Why The Assembly Of Salad Niçoise Has Been Debated

Close your eyes and picture the perfect Salad Niçoise. Does it have seared tuna or canned tuna? Are there artichoke hearts, green beans, or potatoes? There must be lettuce, right? It turns out that if you put any of the aforementioned fare in your Salad Niçoise, you're not being truly authentic. 

According to the New Yorker, the widely-accepted standard formula for Salad Niçoise is as follows — tuna and anchovies, both canned in olive oil, served with lettuce, tomatoes, olives, green peppers, basil, potatoes, and green beans, dressed with olive oil and occasionally a splash of vinegar. However, this iteration has received harsh blowback from some residents of Nice, the origin and namesake of Salad Niçoise.

In 2012, the Times of Malta spoke to Renee Graglia, a Nice resident and then-president of the Cercle de la Capelina d'Or, an organization devoted to preserving the culinary history of Nice and its surroundings in the French Riviera. She claims that the standard iteration of Salad Niçoise, as seen in the New Yorker, is inauthentic, and she places the blame squarely on the shoulders of one man. 

Auguste Escoffier was a chef, born just outside of Nice in 1846, and it was he who first recorded the aforementioned formula for salad Niçoise — including the particularly controversial additions of green bean and potato. However, the debate over this particular salad goes far beyond those two ingredients.

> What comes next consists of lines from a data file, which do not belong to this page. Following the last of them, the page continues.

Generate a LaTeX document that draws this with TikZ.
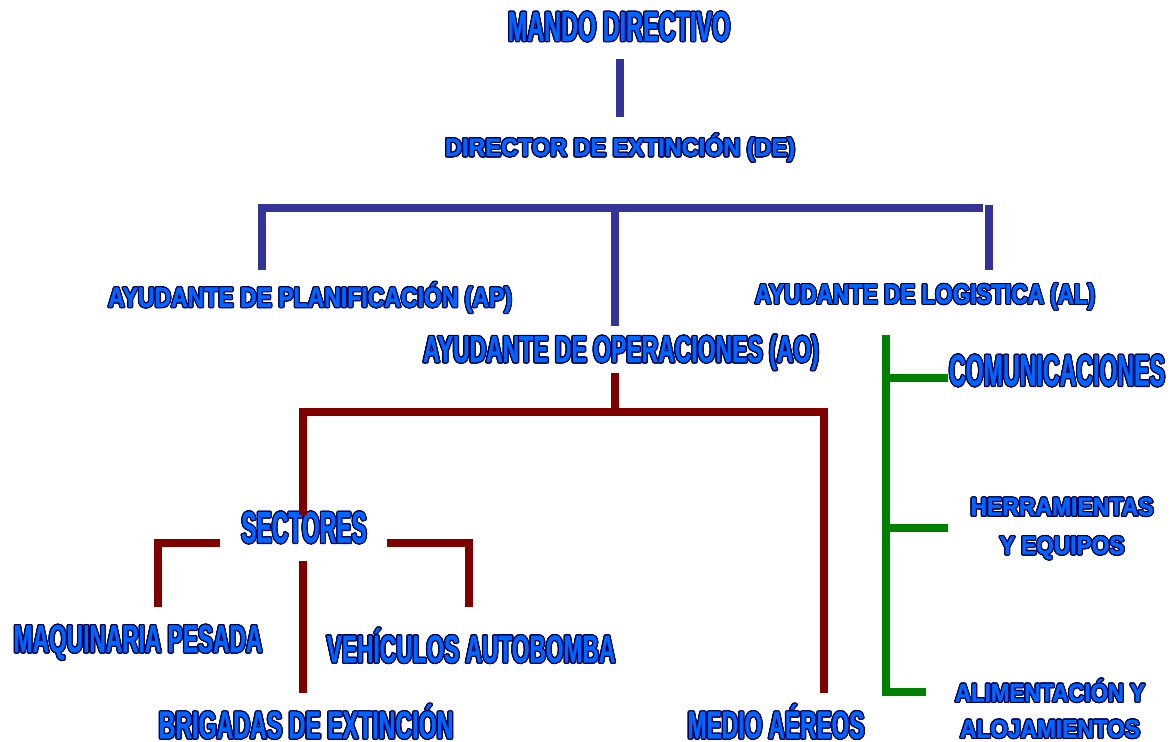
\documentclass[tikz,border=0pt]{standalone}
\usepackage{fontspec}
\usepackage{graphicx}
\usepackage{contour}
\usetikzlibrary{positioning}
\newfontfamily\narrowfont[FakeStretch=0.56,FakeBold=0.5]{Liberation Sans}
\newfontfamily\widefont[FakeStretch=0.9,FakeBold=1.5]{Liberation Sans}
\definecolor{textblue}{RGB}{0,102,255}
\definecolor{edgeblue}{RGB}{0,0,80}
\definecolor{lineblue}{RGB}{51,51,153}
\definecolor{linered}{RGB}{128,0,0}
\definecolor{linegreen}{RGB}{0,128,0}
\contourlength{0.7pt}
\newcommand{\lbl}[2][1]{\scalebox{#1}[1]{\contour{edgeblue}{#2}}}
\tikzset{
  narrow/.style={font=\narrowfont\bfseries\fontsize{#1}{#1}\selectfont, text=textblue, inner sep=1pt},
  wide/.style 2 args={font=\widefont\bfseries\fontsize{#1}{#2}\selectfont, text=textblue, inner sep=1pt, align=center},
  azul/.style={draw=lineblue, line width=4.8pt},
  rojo/.style={draw=linered, line width=4pt},
  verde/.style={draw=linegreen, line width=4pt}
}

\begin{document}
\begin{tikzpicture}[x=0.02cm, y=-0.02cm]
  \useasboundingbox (0,0) rectangle (1176,742);

  % texts
  \node[narrow=23.8] (mando) at (619,27) {\lbl{MANDO DIRECTIVO}};
  \node[wide={14.4}{14.4}] (de) at (620,148) {\lbl[1.03]{DIRECTOR DE EXTINCIÓN (DE)}};
  \node[wide={15.8}{15.8}] (ap) at (310,298) {\lbl[0.92]{AYUDANTE DE PLANIFICACIÓN (AP)}};
  \node[wide={15.8}{15.8}] (al) at (925,297) {\lbl[0.9]{AYUDANTE DE LOGISTICA (AL)}};
  \node[narrow=21.4] (ao) at (621,353) {\lbl[1.09]{AYUDANTE DE OPERACIONES (AO)}};
  \node[narrow=25.3] (com) at (1057,371) {\lbl[0.93]{COMUNICACIONES}};
  \node[wide={14.5}{22}] (herr) at (1062,529) {\lbl[1]{HERRAMIENTAS}\\\lbl[0.99]{Y EQUIPOS}};
  \node[wide={14.5}{20.5}] (alim) at (1050,709) {\lbl[0.97]{ALIMENTACIÓN Y}\\\lbl[0.99]{ALOJAMIENTOS}};
  \node[narrow=25.3] (sect) at (304,528) {\lbl[0.92]{SECTORES}};
  \node[narrow=22.2] (maq) at (138,643) {\lbl[1.04]{MAQUINARIA PESADA}};
  \node[narrow=22.2] (veh) at (471,646) {\lbl[1.04]{VEHÍCULOS AUTOBOMBA}};
  \node[narrow=22] (brig) at (306,722) {\lbl[1.07]{BRIGADAS DE EXTINCIÓN}};
  \node[narrow=22] (medio) at (776,722) {\lbl[1.05]{MEDIO AÉREOS}};

  % bracket ends
  \coordinate (de-bar-r) at (983,208);
  \coordinate (de-bar-m) at (615,208);
  \coordinate (ap-in) at (262,270);
  \coordinate (al-in) at (989,270);
  \coordinate (ao-out) at (615,412);
  \coordinate (sect-in) at (303,515);
  \coordinate (medio-in) at (824,693);
  \coordinate (sect-l) at (220,543);
  \coordinate (sect-r) at (387,543);
  \coordinate (maq-in) at (158,607);
  \coordinate (veh-in) at (469,607);
  \coordinate (brig-in) at (303,693);
  \coordinate (log-top) at (886,335);
  \coordinate (com-in) at (948,378);
  \coordinate (herr-in) at (948,528);
  \coordinate (alim-in) at (926,692);

  % blue: mando
  \draw[azul, shorten <=8pt, shorten >=8pt] (mando.south -| de) -- (de.north);
  \draw[azul] (ap-in) |- (de-bar-r);
  \draw[azul, shorten >=4pt] (de-bar-m) -- (de-bar-m |- ao.north);
  \draw[azul] (al-in) -- +(0,-65);

  % red: operaciones
  \draw[rojo] (ao.south -| ao-out) -- (ao-out);
  \draw[rojo] (sect-in) |- (medio-in |- ao-out) -- (medio-in);
  \draw[rojo] (maq-in) |- (sect-l);
  \draw[rojo] (veh-in) |- (sect-r);
  \draw[rojo, shorten <=8pt] (brig-in |- sect.south) -- (brig-in);

  % green: logistica
  \draw[verde] (log-top) |- (alim-in);
  \draw[verde] (com-in -| log-top) -- (com-in);
  \draw[verde] (herr-in -| log-top) -- (herr-in);
\end{tikzpicture}
\end{document}
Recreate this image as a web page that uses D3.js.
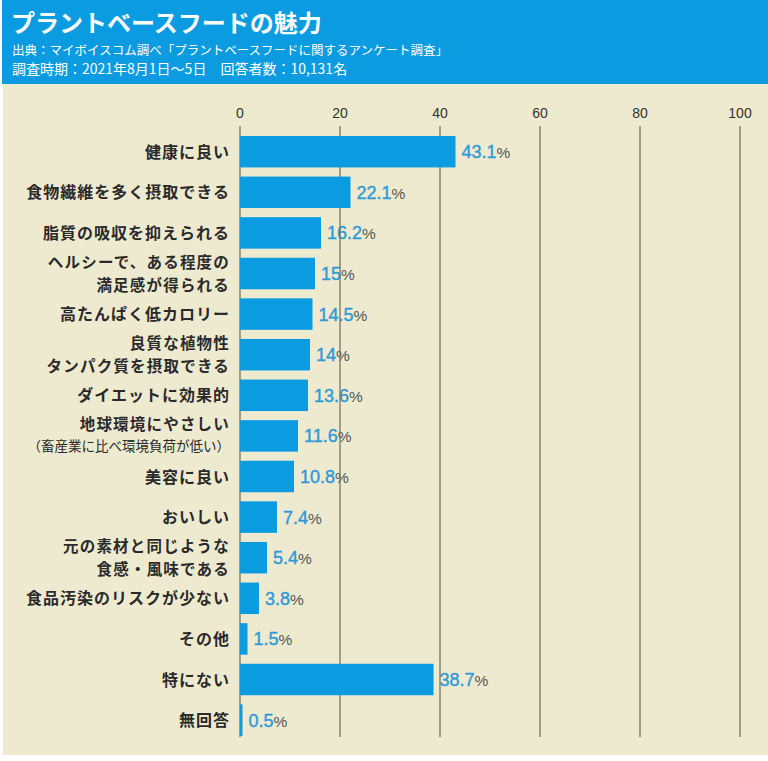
<!DOCTYPE html>
<html><head><meta charset="utf-8">
<script src="https://cdn.jsdelivr.net/npm/d3@7"></script>
<style>html,body{margin:0;padding:0;background:#fff;}svg{display:block;}</style>
</head><body>
<script>
const title = "プラントベースフードの魅力";
const subtitles = ["出典：マイボイスコム調べ「プラントベースフードに関するアンケート調査」", "調査時期：2021年8月1日〜5日　回答者数：10,131名"];
const categories = ["健康に良い","食物繊維を多く摂取できる","脂質の吸収を抑えられる","ヘルシーで、ある程度の|満足感が得られる","高たんぱく低カロリー","良質な植物性|タンパク質を摂取できる","ダイエットに効果的","地球環境にやさしい|（畜産業に比べ環境負荷が低い）","美容に良い","おいしい","元の素材と同じような|食感・風味である","食品汚染のリスクが少ない","その他","特にない","無回答"];
const values = [43.1,22.1,16.2,15,14.5,14,13.6,11.6,10.8,7.4,5.4,3.8,1.5,38.7,0.5];
const ticks = [0,20,40,60,80,100];

const W=768,H=761;
const svg=d3.select("body").append("svg").attr("width",W).attr("height",H);
svg.append("rect").attr("x",0).attr("y",0).attr("width",W).attr("height",H).attr("fill","#fff");
svg.append("rect").attr("x",3).attr("y",84).attr("width",765).attr("height",671).attr("fill","#eeead0");
svg.append("rect").attr("x",2).attr("y",0).attr("width",766).attr("height",84).attr("fill","#0a9be1");

const jp='"Noto Sans CJK JP","Noto Sans",sans-serif';
const lat='"Liberation Sans",Arial,sans-serif';
svg.append("text").attr("x",11).attr("y",32).attr("fill","#fff").attr("font-family",jp).attr("font-weight","bold").attr("font-size",24).text(title);
const subSizes=[12.5,14];
subtitles.forEach((s,i)=>svg.append("text").attr("x",12).attr("y",55+i*19).attr("fill","#fff").attr("font-family",jp).attr("font-size",subSizes[i]).text(s));

const x=d3.scaleLinear().domain([0,100]).range([240,740]);
const y=d3.scaleBand().domain(categories).range([131.4,131.4+40.6*15]).paddingInner(0.225).paddingOuter(0.1125);

// tick labels
svg.append("g").selectAll("text").data(ticks).join("text")
  .attr("x",d=>x(d)).attr("y",118).attr("text-anchor","middle")
  .attr("font-family",lat).attr("font-size",14).attr("fill","#333").text(d=>d);

// value labels (under gridlines)
const vl=svg.append("g").selectAll("text").data(categories).join("text")
  .attr("x",(d,i)=>x(values[i])+6).attr("y",d=>y(d)+y.bandwidth()/2+6.5)
  .attr("font-family",lat);
vl.append("tspan").attr("font-size",18).attr("fill","#2f9ad8").attr("stroke","#2f9ad8").attr("stroke-width",0.4).text((d,i)=>values[i]);
vl.append("tspan").attr("font-size",15.5).attr("fill","#555").text("%");

// gridlines
svg.append("g").selectAll("line").data(ticks).join("line")
  .attr("x1",d=>x(d)).attr("x2",d=>x(d)).attr("y1",126).attr("y2",737)
  .attr("stroke","#6e6a55").attr("stroke-width",1.2);

// bars
svg.append("g").selectAll("rect").data(categories).join("rect")
  .attr("x",x(0)).attr("y",d=>y(d)).attr("width",(d,i)=>x(values[i])-x(0)).attr("height",y.bandwidth())
  .attr("fill","#0a9be1");

// category labels
const lg=svg.append("g");
categories.forEach(c=>{
  const parts=c.split("|");
  const cy=y(c)+y.bandwidth()/2;
  if(parts.length===1){
    lg.append("text").attr("x",230).attr("y",cy+6).attr("text-anchor","end").attr("font-family",jp).attr("font-weight","bold").attr("font-size",16).attr("letter-spacing",1).attr("fill","#2a2a2a").text(parts[0]);
  } else {
    const sub=parts[1].startsWith("（");
    lg.append("text").attr("x",230).attr("y",cy-5.5).attr("text-anchor","end").attr("font-family",jp).attr("font-weight","bold").attr("font-size",15.5).attr("letter-spacing",1.2).attr("fill","#2a2a2a").text(parts[0]);
    if(sub){
      lg.append("text").attr("x",230).attr("y",cy+15.5).attr("text-anchor","end").attr("font-family",jp).attr("font-size",13.5).attr("fill","#2a2a2a").text(parts[1]);
    } else {
      lg.append("text").attr("x",230).attr("y",cy+17).attr("text-anchor","end").attr("font-family",jp).attr("font-weight","bold").attr("font-size",15.5).attr("letter-spacing",1.2).attr("fill","#2a2a2a").text(parts[1]);
    }
  }
});
</script>
</body></html>
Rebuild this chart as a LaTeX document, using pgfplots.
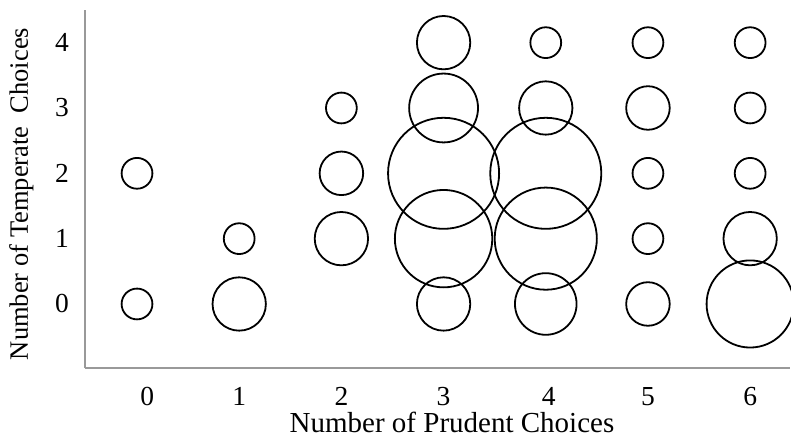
\documentclass[border=0pt]{standalone}
\usepackage{fontspec}
\setmainfont{Liberation Serif}
\usepackage{pgfplots}
\usepackage{pgfplotstable}
\pgfplotsset{compat=1.18}

\pgfplotstableread{
x y v
0 0 1
0 2 1
1 0 3
1 1 1
2 1 3
2 2 2
2 3 1
3 0 3
3 1 10
3 2 13
3 3 5
3 4 3
4 0 4
4 1 11
4 2 13
4 3 3
4 4 1
5 0 2
5 1 1
5 2 1
5 3 2
5 4 1
6 0 8
6 1 3
6 2 1
6 3 1
6 4 1
}\bubbles

\begin{document}
\begin{tikzpicture}
\path[use as bounding box] (-85pt,-71pt) rectangle (706pt,368pt);
\begin{axis}[
  scale only axis,
  width=705pt, height=358pt,
  xmin=-0.509, xmax=6.39,
  ymin=-0.98, ymax=4.5,
  clip=false,
  axis x line=bottom, axis y line=left,
  axis line style={draw=black!40, line width=1.2pt, -},
  xtick={0.1,1,2,3,4.03,5,6},
  xticklabels={0,1,2,3,4,5,6},
  ytick={0,1,2,3,4},
  major tick length=0pt,
  tick style={draw=none},
  /pgf/number format/assume math mode=true,
  tick label style={font=\fontsize{27.5}{32}\selectfont, inner sep=0pt},
  xticklabel shift=19pt,
  yticklabel shift=16pt,
  xlabel={Number of Prudent Choices},
  ylabel={Number of Temperate\ \ Choices},
  every axis x label/.style={at={(axis description cs:0.5206,-0.181)}, anchor=base, font=\fontsize{29}{34}\selectfont, inner sep=0pt},
  every axis y label/.style={at={(axis description cs:-0.0809,0.486)}, rotate=90, anchor=base, font=\fontsize{26.5}{31}\selectfont, inner sep=0pt},
]
\addplot[
  scatter, only marks, mark=o,
  point meta=\thisrow{v},
  scatter/use mapped color={draw=black, fill=none},
  mark options={solid, line width=1.8pt},
  visualization depends on={15.4*sqrt(\thisrow{v}) \as \rad},
  scatter/@pre marker code/.append style={/tikz/mark size=\rad},
] table[x=x, y=y] {\bubbles};
\end{axis}
\end{tikzpicture}
\end{document}
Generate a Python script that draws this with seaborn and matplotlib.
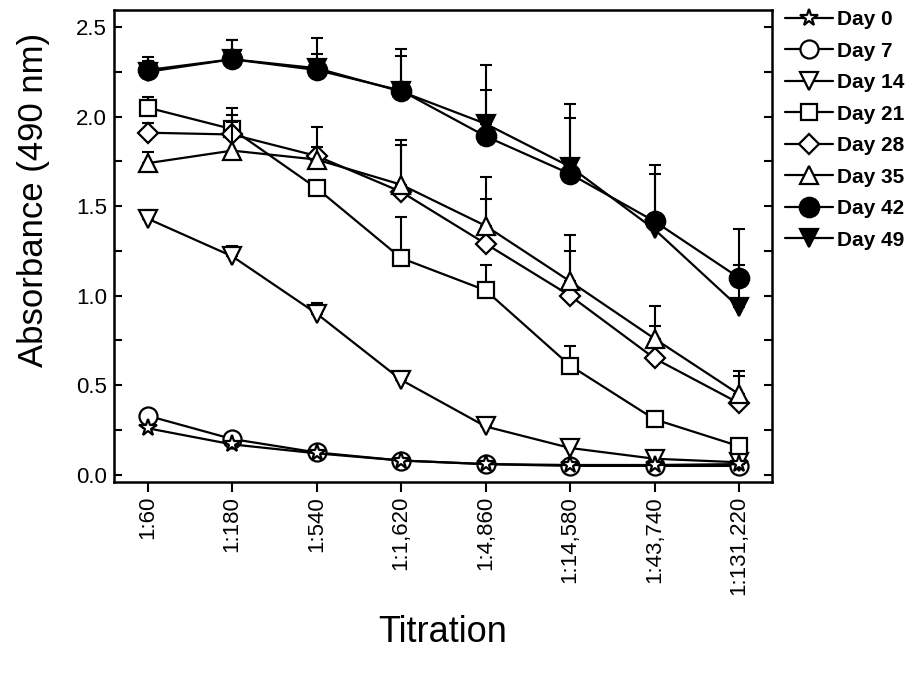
import numpy as np
import pandas as pd
import matplotlib
matplotlib.use("Agg")
import matplotlib.pyplot as plt
from matplotlib.ticker import MultipleLocator
import seaborn as sns

# Titration points and absorbance readings (490 nm) per day
titrations = ['1:60', '1:180', '1:540', '1:1,620', '1:4,860', '1:14,580', '1:43,740', '1:131,220']
days = ['Day 0', 'Day 7', 'Day 14', 'Day 21', 'Day 28', 'Day 35', 'Day 42', 'Day 49']

day0 = [0.26, 0.17, 0.12, 0.08, 0.06, 0.055, 0.055, 0.06]
day7 = [0.33, 0.20, 0.125, 0.08, 0.06, 0.05, 0.05, 0.05]
day14 = [1.43, 1.22, 0.90, 0.53, 0.27, 0.15, 0.09, 0.07]
day21 = [2.05, 1.93, 1.60, 1.21, 1.03, 0.61, 0.31, 0.16]
day28 = [1.91, 1.90, 1.78, 1.58, 1.29, 1.00, 0.65, 0.40]
day35 = [1.74, 1.81, 1.76, 1.62, 1.39, 1.08, 0.76, 0.45]
day42 = [2.26, 2.32, 2.26, 2.145, 1.89, 1.68, 1.415, 1.10]
day49 = [2.25, 2.32, 2.27, 2.14, 1.96, 1.72, 1.37, 0.935]

# upper error (SD) for each day
err0 = [0.0] * 8
err7 = [0.0] * 8
err14 = [0.05, 0.06, 0.06, 0.03, 0.01, 0.01, 0.01, 0.01]
err21 = [0.06, 0.12, 0.03, 0.23, 0.14, 0.11, 0.04, 0.01]
err28 = [0.055, 0.11, 0.05, 0.26, 0.25, 0.25, 0.18, 0.15]
err35 = [0.06, 0.16, 0.18, 0.25, 0.27, 0.26, 0.18, 0.13]
err42 = [0.07, 0.11, 0.09, 0.235, 0.26, 0.31, 0.315, 0.275]
err49 = [0.06, 0.11, 0.17, 0.20, 0.33, 0.35, 0.31, 0.235]

values = [day0, day7, day14, day21, day28, day35, day42, day49]
errors = [err0, err7, err14, err21, err28, err35, err42, err49]

markers = ['*', 'o', 'v', 's', 'D', '^', 'o', 'v']
faces = ['white'] * 6 + ['black', 'black']
msizes = [13, 13, 13, 12, 10, 13, 14, 13]

sns.set_style("ticks")
plt.rcParams['font.family'] = ['Liberation Sans', 'DejaVu Sans']
for key in ['text.color', 'axes.labelcolor', 'xtick.color', 'ytick.color']:
    plt.rcParams[key] = 'black'

fig = plt.figure(figsize=(9.22, 6.75), dpi=100)
ax = fig.add_axes([0.1236, 0.2859, 0.7137, 0.6993])

pos = np.arange(len(titrations))
for i, day in enumerate(days):
    df = pd.DataFrame({'pos': pos, 'absorbance': values[i]})
    # Day 0 stars sit on top of the Day 7 circles in the original
    z = 3.5 if i == 0 else 2 + i * 0.1
    ax.errorbar(pos, values[i], yerr=[np.zeros(8), errors[i]], fmt='none',
                ecolor='black', elinewidth=1.5, capsize=4.5, capthick=1.5,
                zorder=z)
    sns.lineplot(data=df, x='pos', y='absorbance', ax=ax, color='black',
                 marker=markers[i], markersize=msizes[i],
                 markerfacecolor=faces[i], markeredgecolor='black',
                 markeredgewidth=1.6, linewidth=1.6, label=day,
                 errorbar=None, zorder=z + 0.05)

ax.set_xlim(-0.40, 7.39)
ax.set_xticks(pos)
ax.set_xticklabels(titrations, rotation=90, fontsize=16)
ax.yaxis.set_minor_locator(MultipleLocator(0.25))
ax.set_yticks(np.arange(0, 2.51, 0.5))
ax.set_yticklabels([f'{v:.1f}' for v in np.arange(0, 2.51, 0.5)], fontsize=16)
ax.set_ylim(-0.04, 2.595)

ax.tick_params(axis='x', direction='out', length=7, width=1.5, pad=3)
ax.tick_params(axis='y', which='both', direction='in', length=6, width=1.5,
               left=True, right=True, pad=5)
for s in ax.spines.values():
    s.set_linewidth(1.8)
    s.set_color('black')

ax.set_xlabel('Titration', fontsize=26, labelpad=14)
ax.set_ylabel('Absorbance (490 nm)', fontsize=25)
ax.yaxis.set_label_coords(-0.097, 0.597)

ax.legend(loc='upper left', bbox_to_anchor=(0.851, 0.985),
          bbox_transform=fig.transFigure, frameon=False,
          prop={'weight': 'bold', 'size': 15}, handlelength=2.3,
          handletextpad=0.2, labelspacing=0.6, borderpad=0, borderaxespad=0)

fig.savefig('out.png', dpi=100)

The original Salad Niçoise had no lettuce or tuna

No ingredient is more closely associated with Salad Niçoise than tuna, and no ingredient is more closely associated with salad in general than lettuce. However, neither of these ingredients appeared in the first iteration of Salad Niçoise, according to Graglia. She told the Times of Malta that the original version of the dish had only three ingredients — fresh tomatoes, canned anchovies, and olive oil, and it wasn't even a salad.

Salad Niçoise originated with a type of sandwich called pan bagnat, which is still popular in Nice. The aforementioned combination of tomatoes, anchovies, and oil was served over bread that was days, or even weeks old, the oil and tomato juice serving to somewhat rehydrate the stale loaf, per the New Yorker. It was a simple food for poor people, Graglia told the Times of Malta, but at this point, the dish has been through so many iterations that it is difficult to strictly define. 

The Cercle de la Capelina d'Or will accept the slightly updated formula — tomatoes, hard-boiled eggs, anchovies, tuna (canned, not fresh), spring onions, Niçoise olives, and basil. To dress the salad, rub the bowl with garlic and mix with olive oil, salt, and no more than a few drops of vinegar.